Tuesday night’s event at the Pine Belt Arena in Toms River was aimed at raising awareness about the abuse of heroin and prescription painkillers along the Jersey shore.
“I got firsthand experience,” he told reporters before the event. “I never did heroin but obviously I did other stuff.”
Sambora unveiled a song he wrote called Lighthouse, about providing hope to people mired in addiction. He acknowledged he once abused drugs, but said he’s clean now.
He told the crowd of 4,000 (with another 1,000 watching from an overflow video monitor room) that he is as scared as the parents who packed the arena.
“I’m mostly here as the father of a 16-year-old girl,” Sambora said. “I’m scared…But we can’t be scared silent.

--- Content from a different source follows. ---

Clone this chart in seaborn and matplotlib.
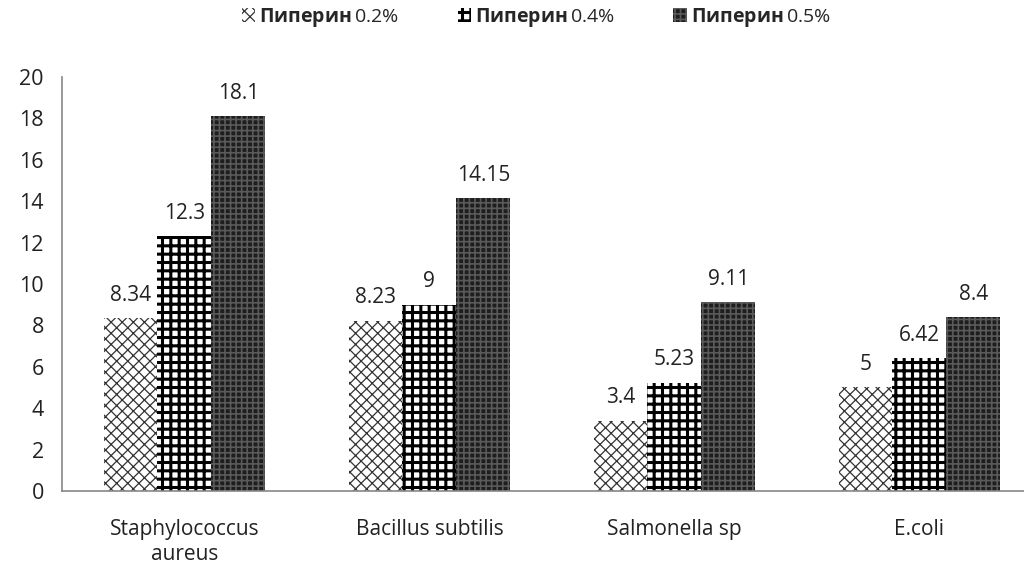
import pandas as pd
import matplotlib
matplotlib.use("Agg")
import matplotlib.pyplot as plt
import seaborn as sns

categories = ["Staphylococcus\naureus", "Bacillus subtilis", "Salmonella sp", "E.coli"]
series = ["Пиперин 0.2%", "Пиперин 0.4%", "Пиперин 0.5%"]
v02 = [8.34, 8.23, 3.4, 5]
v04 = [12.3, 9, 5.23, 6.42]
v05 = [18.1, 14.15, 9.11, 8.4]
labels02 = ["8.34", "8.23", "3.4", "5"]
labels04 = ["12.3", "9", "5.23", "6.42"]
labels05 = ["18.1", "14.15", "9.11", "8.4"]

df = pd.DataFrame({
    "cat": categories * 3,
    "series": [series[0]] * 4 + [series[1]] * 4 + [series[2]] * 4,
    "value": v02 + v04 + v05,
})

sns.set_style("white")
plt.rcParams['font.family'] = ['Open Sans', 'DejaVu Sans']
plt.rcParams['hatch.linewidth'] = 2.2
plt.rcParams['mathtext.fontset'] = 'custom'
plt.rcParams['mathtext.bf'] = 'Open Sans:bold'
plt.rcParams['mathtext.rm'] = 'Open Sans'

fig = plt.figure(figsize=(10.24, 5.68), dpi=100)
ax = fig.add_axes([0.0605, 0.1356, 0.9395, 0.7288])

sns.barplot(data=df, x="cat", y="value", hue="series", order=categories,
            hue_order=series, palette=["white", "white", "#2a2a2a"],
            width=0.66, gap=0, ax=ax, errorbar=None, legend=False)

# hatch, hatch colour, fill, hatch line width
styles = [("xxx", "#333333", "white", 0.9), ("++", "black", "white", 2.2),
          ("+++", "#5a5a5a", "#1e1e1e", 1.2)]
for cont, (h, ec, fc, hl) in zip(ax.containers, styles):
    for p in cont.patches:
        p.set_hatch(h)
        p.set_edgecolor(ec)
        p.set_facecolor(fc)
        p.set_linewidth(0)
        if hasattr(p, "set_hatch_linewidth"):
            p.set_hatch_linewidth(hl)

for cont, labs in zip(ax.containers, [labels02, labels04, labels05]):
    ax.bar_label(cont, labels=labs, padding=9, fontsize=15, color="#222222")

ax.set_ylim(0, 20)
ax.set_yticks(range(0, 21, 2))
ax.set_xlim(-0.5, 3.427)
ax.set_xlabel("")
ax.set_ylabel("")
ax.tick_params(axis="y", length=7, width=1, color="#888888", labelsize=15.5, pad=6)
ax.tick_params(axis="x", length=0, labelsize=15, pad=20)
for lab in ax.get_xticklabels():
    lab.set_linespacing(1.25)
    lab.set_color("#222222")
for lab in ax.get_yticklabels():
    lab.set_color("#222222")
for s in ["top", "right"]:
    ax.spines[s].set_visible(False)
for s in ["left", "bottom"]:
    ax.spines[s].set_color("#888888")
    ax.spines[s].set_linewidth(1.2)

leg_labels = [r"$\mathbf{Пиперин}\,$" + s.split(" ")[1] for s in series]
leg = ax.legend(ax.containers, leg_labels, loc="upper center", bbox_to_anchor=(0.493, 1.215),
                ncol=3, frameon=False, fontsize=14, handlelength=0.7, handleheight=0.7,
                handletextpad=0.2, columnspacing=3.0)
for h, (_, _, _, hl) in zip(leg.legend_handles, styles):
    if hasattr(h, "set_hatch_linewidth"):
        h.set_hatch_linewidth(hl)

fig.savefig("out.png", dpi=100)
plt.close(fig)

“Together we can make a difference because this epidemic has to stop.” He hugged a mother whose son suffered brain damage and is in a wheelchair after using heroin one time.
Backed by a children’s choir, Sambora also performed the Bill Withers classic Lean On Me, and a slow-paced version of the Bon Jovi megahit Livin’ On A Prayer.
Lighthouse will be sold on iTunes, with proceeds going toward a drug treatment facility envisioned for somewhere in the region…
“I wanted to do something optimistic, a beacon of light and hope,” he said. “Everyone needs that light when they’re far off the shore.” The track included the lines: “Those who matter don’t judge/When you’re swimming with the tide in the wake of a flood.”
Sambora said drugs had nothing to do with his departure from Bon Jovi last year. He said the band tried to do too much too soon and he needed a break from the pace.
Sambora was introduced to Ocean County prosecutor Joseph Coronato through a mutual friend and decided to help Coronato in his anti-drug campaign, which has already reduced heroin overdose deaths in the area.